While the Warsaw men were marching on the prairie, ominous events were making the Carthage jail seem far from safe. One by one the Mormon friends of the Prophet Joseph and his brother were being separated from them. One, Dan Jones, went outside to discover what he could about the temper of the town. He became so alarmed at the talk of killing that he hurried to the Governor to tell him of the possibility of a lynching. He found Ford at the point of starting his ride to Nauvoo. Excitedly he told his story. Said Thomas Ford coldly, “You are unnecessarily alarmed for the safety of your friends, sir; the people are not that cruel.” When Dan ran back to report, the guards at the jail refused him admittance.
After Dan had left the jail, Joseph wrote what proved to be his last letter to Emma. Whatever other loyalties he had, it was always to her that he turned in time of serious trouble.
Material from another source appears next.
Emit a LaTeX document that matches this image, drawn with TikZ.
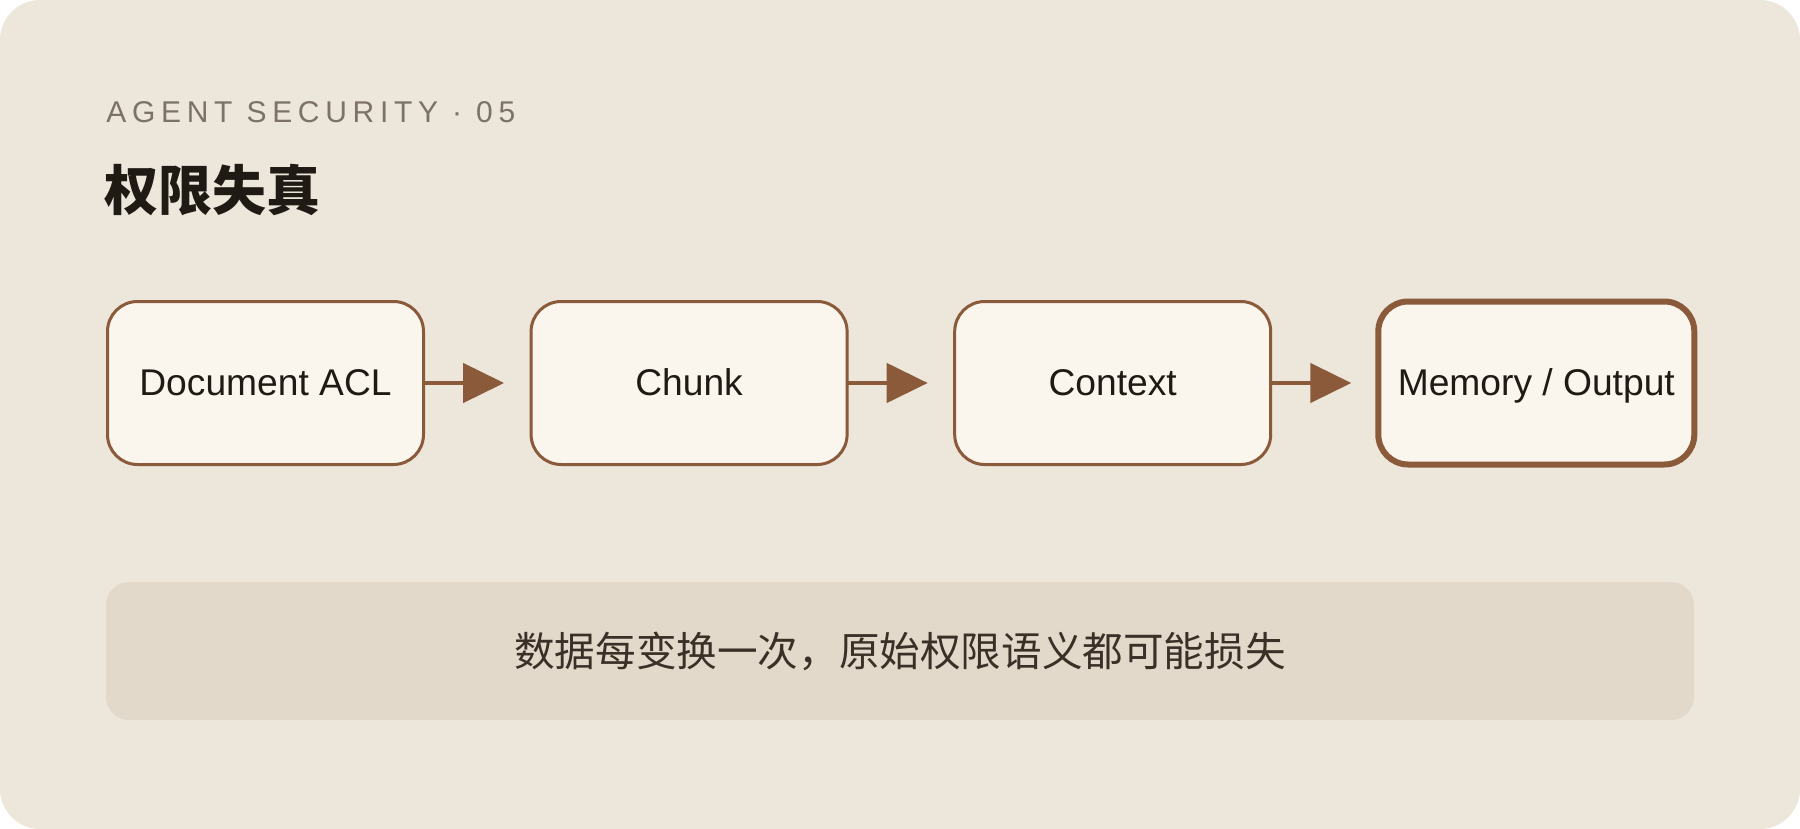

Dear Emma, [he wrote]: The Governor continues his courtesies and permits us to see our friends. We hear this morning that the Governor will not go down with his troops today to Nauvoo as anticipated last evening; but if he does come down with his troops you will be protected.…There is no danger of an exterminating order…
There is one principle which is eternal: It is the duty of all men to protect their lives and the lives of their household, whenever necessity requires, and no power has the right to forbid it, should the last extreme arrive; but I anticipate no such extreme, but caution is the parent of safety. Joseph Smith
P.S. Dear Emma, I am very much resigned to my lot, knowing I am justified and have done the best that could be done. Give my love to the children and all my friends.…as for treason—I know that I have not committed any, and they cannot prove an appearance of anything of the kind, so you need not have any fears that anything can happen to us on that score. May God bless you all. Amen.
A Mormon friend, Cyrus Wheelock, obtained a pass . from the Governor early that morning. During a shower he put on his overcoat and went to the jail. On the strength of the pass, the guards allowed him to enter without searching him. Joseph ordered Wheelock to ride to Nauvoo with orders to the Legion to refrain from any military display and to the people to stay indoors and not to gather in groups while the Governor and his military escort were there. Before Wheelock left he took from under the overcoat, where he had concealed it, a six-shooter of the sort then popularly known as an “Alien’s Pokerbox” and secretly placed it in Joseph’s pocket. Joseph then turned over to Hyrum a pistol with a single barrel which had also been smuggled into the jail by a Mormon friend.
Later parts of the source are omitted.